26-foot Drawing Depicts a Devastated Turku
Okko Pöyliö’s body of work consists of highly detailed, skillful pencil drawings. In recent years he has been primarily working on narrative portraits with dramatic and distressing subject matters. His new work in the Takkahuone Gallery is a large pencil drawing. Instead of a person, he has given the leading role of the work to his hometown Turku. “Every city has its own personality with a variety of quirks and unique qualities,” he says. This particular work has been inspired by news of the European immigration crisis and bombings in various zones of conflict. These reports gave Pöyliö cause to wonder: What would my own home look like torn apart? Who would step up in a situation like this to take in Finnish refugees and how would I myself act when faced with such circumstances?

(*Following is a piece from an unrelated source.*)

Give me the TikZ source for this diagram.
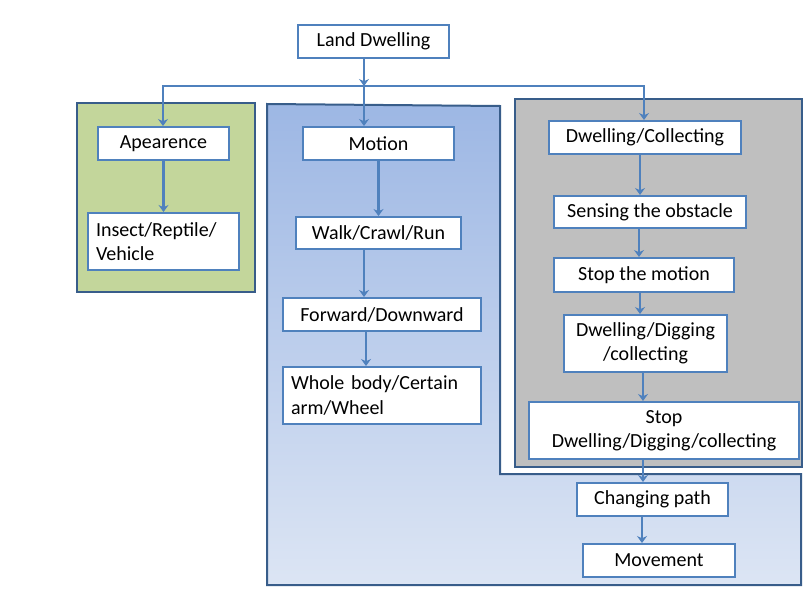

While Pöyliö’s earlier work has been about harsh circumstances falling on people, this new piece is about an entire city in distress. Vartiovuori is a dystopian view of Turku as might be seen from the Vartiovuori observatory. The city has been cleared of any inhabitants and its buildings are already fallen or slowly crumbling away. This grim view of a familiar cityscape turned to desolation and dust brings to mind news footage of areas where devastation like this is actually happening at this very moment. This highly detailed, massive drawing demands a closer and slower inspection. By depicting the city’s hypothetical destruction Pöyliö reminds us of its current beauty and serenity.
Okko Pöyliö set a challenge for himself when he started working on this piece. The drawing is eight metres long but the artists only had one metre of space to work with at a time. The rest of the piece was rolled up while he worked. He has only seen the finished work in its entirety after bringing it to the gallery space.
Okko Pöyliö (born in 1989) graduated from the TUAS Arts Academy in 2014. He worked as the artist in residence for Aboa Vetus & Ars Nova in 2015. The residence has been in use at Kupittaa since 2011 and houses two to five artists each year.